EXERCISE MATERIAL ->

* * *

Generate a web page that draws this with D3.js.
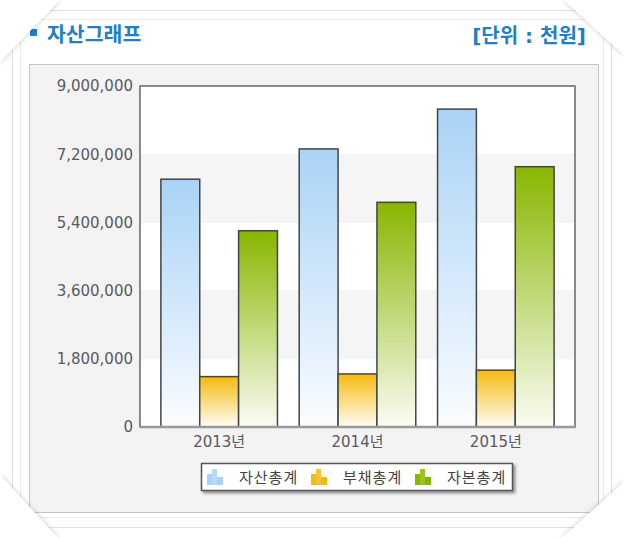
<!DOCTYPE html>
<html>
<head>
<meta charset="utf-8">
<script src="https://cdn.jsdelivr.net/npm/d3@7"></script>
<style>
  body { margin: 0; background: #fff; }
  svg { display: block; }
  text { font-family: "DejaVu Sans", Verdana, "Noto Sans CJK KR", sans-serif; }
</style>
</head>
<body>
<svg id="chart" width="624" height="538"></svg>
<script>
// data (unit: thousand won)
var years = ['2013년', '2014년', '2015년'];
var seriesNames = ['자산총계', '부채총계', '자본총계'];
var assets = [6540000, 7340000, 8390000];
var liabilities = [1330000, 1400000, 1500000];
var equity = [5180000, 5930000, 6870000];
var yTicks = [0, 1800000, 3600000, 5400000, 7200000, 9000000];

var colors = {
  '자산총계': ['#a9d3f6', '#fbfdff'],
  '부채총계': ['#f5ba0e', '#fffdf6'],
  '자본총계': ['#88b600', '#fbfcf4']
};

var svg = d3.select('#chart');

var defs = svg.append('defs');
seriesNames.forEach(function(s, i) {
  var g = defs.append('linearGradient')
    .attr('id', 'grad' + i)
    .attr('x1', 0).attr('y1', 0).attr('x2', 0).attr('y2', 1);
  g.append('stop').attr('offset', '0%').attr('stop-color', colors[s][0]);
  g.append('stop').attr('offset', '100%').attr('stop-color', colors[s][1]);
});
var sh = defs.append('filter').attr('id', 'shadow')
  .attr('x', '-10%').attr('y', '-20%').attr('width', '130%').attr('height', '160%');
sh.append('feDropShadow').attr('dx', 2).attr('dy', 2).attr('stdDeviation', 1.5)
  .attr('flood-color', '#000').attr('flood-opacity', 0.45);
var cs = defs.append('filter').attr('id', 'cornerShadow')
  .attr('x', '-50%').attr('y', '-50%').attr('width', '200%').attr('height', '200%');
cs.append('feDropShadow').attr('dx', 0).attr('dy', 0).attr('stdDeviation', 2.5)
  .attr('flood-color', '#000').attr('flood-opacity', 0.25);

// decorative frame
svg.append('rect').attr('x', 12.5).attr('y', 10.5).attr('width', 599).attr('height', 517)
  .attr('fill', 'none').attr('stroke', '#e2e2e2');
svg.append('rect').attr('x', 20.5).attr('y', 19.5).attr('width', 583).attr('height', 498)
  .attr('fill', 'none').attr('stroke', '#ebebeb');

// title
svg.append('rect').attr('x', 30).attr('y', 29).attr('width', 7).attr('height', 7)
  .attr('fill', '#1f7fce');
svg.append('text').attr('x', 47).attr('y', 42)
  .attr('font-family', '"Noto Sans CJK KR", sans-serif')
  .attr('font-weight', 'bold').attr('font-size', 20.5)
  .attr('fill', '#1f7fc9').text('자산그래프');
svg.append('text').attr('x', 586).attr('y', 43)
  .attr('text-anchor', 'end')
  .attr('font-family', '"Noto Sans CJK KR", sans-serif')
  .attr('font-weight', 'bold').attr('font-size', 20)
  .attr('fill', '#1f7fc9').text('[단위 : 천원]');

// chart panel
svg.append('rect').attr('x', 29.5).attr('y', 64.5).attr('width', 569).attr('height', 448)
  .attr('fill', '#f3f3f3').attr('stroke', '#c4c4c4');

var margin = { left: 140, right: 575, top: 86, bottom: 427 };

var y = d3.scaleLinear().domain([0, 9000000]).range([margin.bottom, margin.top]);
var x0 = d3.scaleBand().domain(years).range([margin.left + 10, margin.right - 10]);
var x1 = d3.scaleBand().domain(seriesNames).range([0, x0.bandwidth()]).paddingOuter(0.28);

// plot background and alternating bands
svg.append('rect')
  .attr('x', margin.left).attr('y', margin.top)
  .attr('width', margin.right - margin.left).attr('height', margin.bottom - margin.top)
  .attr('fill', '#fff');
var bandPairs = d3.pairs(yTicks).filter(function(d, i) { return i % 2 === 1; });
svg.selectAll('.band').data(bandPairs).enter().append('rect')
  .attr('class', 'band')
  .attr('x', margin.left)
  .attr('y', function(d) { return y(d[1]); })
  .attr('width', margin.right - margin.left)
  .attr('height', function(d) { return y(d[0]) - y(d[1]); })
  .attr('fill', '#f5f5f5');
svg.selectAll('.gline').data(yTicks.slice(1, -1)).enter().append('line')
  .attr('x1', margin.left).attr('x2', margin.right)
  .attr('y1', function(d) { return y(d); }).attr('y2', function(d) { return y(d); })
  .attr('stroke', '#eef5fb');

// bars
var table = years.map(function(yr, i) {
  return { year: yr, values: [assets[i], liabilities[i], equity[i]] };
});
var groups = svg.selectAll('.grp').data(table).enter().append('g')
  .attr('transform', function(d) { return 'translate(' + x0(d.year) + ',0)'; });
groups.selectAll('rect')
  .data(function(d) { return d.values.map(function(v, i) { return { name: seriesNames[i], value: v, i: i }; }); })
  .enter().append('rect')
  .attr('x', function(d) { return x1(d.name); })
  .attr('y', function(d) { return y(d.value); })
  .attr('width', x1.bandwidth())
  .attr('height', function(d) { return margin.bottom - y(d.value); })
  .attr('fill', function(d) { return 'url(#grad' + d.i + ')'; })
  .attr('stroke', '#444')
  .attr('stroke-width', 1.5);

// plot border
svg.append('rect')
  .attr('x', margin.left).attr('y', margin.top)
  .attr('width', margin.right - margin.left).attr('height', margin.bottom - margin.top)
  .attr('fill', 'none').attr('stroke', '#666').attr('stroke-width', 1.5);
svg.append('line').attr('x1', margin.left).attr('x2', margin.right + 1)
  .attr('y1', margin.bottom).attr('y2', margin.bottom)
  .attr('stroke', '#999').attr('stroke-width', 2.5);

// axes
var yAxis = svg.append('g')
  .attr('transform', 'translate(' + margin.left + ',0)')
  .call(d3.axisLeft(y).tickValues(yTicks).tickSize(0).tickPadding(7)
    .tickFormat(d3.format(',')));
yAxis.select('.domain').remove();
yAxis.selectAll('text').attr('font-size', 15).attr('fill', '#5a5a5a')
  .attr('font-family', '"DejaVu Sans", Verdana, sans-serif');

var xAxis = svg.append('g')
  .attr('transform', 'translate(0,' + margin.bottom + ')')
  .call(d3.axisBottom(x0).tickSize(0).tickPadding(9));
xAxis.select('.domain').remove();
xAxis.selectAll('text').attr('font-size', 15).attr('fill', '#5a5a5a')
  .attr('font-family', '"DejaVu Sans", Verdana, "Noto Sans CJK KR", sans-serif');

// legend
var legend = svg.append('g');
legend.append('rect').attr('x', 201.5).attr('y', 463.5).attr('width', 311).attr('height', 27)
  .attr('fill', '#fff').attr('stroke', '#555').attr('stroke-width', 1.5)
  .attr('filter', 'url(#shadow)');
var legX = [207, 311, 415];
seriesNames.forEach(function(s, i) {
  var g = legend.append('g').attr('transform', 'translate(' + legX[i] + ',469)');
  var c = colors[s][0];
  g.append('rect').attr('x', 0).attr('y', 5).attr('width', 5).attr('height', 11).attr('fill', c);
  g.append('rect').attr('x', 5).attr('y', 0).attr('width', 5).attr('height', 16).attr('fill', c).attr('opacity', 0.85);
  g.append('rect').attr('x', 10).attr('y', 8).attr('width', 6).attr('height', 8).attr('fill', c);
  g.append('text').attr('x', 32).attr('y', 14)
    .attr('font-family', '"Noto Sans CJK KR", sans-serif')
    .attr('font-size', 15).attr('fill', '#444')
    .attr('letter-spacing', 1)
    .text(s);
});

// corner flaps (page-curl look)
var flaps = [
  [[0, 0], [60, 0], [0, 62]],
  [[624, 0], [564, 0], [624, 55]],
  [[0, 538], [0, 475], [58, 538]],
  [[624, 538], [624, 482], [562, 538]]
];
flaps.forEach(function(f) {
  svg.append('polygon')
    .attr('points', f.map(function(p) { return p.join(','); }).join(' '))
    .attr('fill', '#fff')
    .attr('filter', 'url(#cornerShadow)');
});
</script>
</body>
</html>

* * *

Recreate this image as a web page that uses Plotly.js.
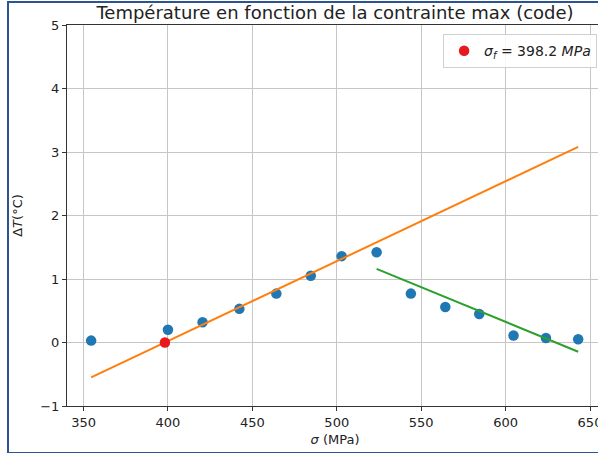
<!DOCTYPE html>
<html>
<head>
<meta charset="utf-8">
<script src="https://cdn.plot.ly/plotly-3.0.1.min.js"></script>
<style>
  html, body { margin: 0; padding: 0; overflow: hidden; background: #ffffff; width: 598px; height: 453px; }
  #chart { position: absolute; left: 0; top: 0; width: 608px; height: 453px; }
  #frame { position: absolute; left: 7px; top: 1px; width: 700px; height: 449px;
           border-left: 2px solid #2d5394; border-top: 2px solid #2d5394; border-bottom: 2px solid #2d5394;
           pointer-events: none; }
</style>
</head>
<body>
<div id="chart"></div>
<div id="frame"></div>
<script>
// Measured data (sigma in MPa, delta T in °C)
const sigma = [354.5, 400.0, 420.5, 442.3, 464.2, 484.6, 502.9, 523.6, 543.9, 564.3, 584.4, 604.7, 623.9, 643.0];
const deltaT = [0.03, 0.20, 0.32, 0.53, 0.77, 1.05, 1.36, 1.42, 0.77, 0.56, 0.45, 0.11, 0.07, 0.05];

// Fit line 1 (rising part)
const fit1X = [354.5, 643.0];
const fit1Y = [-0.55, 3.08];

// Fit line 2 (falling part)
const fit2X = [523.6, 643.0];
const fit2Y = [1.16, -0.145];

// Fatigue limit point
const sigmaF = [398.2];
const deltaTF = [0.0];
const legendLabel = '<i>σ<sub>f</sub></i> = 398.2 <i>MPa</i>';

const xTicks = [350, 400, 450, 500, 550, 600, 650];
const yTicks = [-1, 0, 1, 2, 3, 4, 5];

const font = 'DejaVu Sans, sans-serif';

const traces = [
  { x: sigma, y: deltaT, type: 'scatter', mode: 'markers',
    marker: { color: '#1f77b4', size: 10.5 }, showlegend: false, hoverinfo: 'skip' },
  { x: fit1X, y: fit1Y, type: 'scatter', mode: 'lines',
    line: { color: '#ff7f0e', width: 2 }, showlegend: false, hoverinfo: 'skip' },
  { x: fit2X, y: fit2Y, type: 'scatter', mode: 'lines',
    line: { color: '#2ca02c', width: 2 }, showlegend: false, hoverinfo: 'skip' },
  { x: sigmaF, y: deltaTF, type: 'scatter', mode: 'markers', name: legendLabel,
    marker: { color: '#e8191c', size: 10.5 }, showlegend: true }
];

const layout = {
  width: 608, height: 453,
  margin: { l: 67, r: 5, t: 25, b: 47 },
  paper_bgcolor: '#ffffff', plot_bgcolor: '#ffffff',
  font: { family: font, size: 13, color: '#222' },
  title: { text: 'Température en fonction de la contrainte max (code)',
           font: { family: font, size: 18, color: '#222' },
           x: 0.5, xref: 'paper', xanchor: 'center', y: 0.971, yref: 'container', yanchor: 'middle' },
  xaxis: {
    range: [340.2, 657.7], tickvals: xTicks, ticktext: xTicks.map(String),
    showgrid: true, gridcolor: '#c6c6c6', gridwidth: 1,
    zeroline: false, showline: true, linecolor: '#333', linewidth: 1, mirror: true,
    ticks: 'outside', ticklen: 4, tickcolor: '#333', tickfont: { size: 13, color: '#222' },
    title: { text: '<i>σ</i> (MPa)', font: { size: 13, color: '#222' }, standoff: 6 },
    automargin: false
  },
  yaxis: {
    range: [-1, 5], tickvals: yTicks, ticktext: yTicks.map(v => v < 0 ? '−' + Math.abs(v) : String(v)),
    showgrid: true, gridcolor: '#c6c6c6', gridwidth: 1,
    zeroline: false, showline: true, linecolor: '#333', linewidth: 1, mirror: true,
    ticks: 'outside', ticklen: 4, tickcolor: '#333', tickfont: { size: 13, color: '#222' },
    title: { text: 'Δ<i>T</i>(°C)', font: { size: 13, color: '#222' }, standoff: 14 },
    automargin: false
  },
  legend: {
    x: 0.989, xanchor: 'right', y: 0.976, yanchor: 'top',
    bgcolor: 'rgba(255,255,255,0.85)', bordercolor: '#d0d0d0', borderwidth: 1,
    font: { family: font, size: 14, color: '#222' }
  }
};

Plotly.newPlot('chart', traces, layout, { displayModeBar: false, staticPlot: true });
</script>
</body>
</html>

* * *

WHAT IS EXPECTED ->
Where a line of the material above holds the string "page", copy that line.

ANSWER TO THE EXERCISE ->
Generate a web page that draws this with D3.js.
// corner flaps (page-curl look)
Recreate this image as a web page that uses Plotly.js.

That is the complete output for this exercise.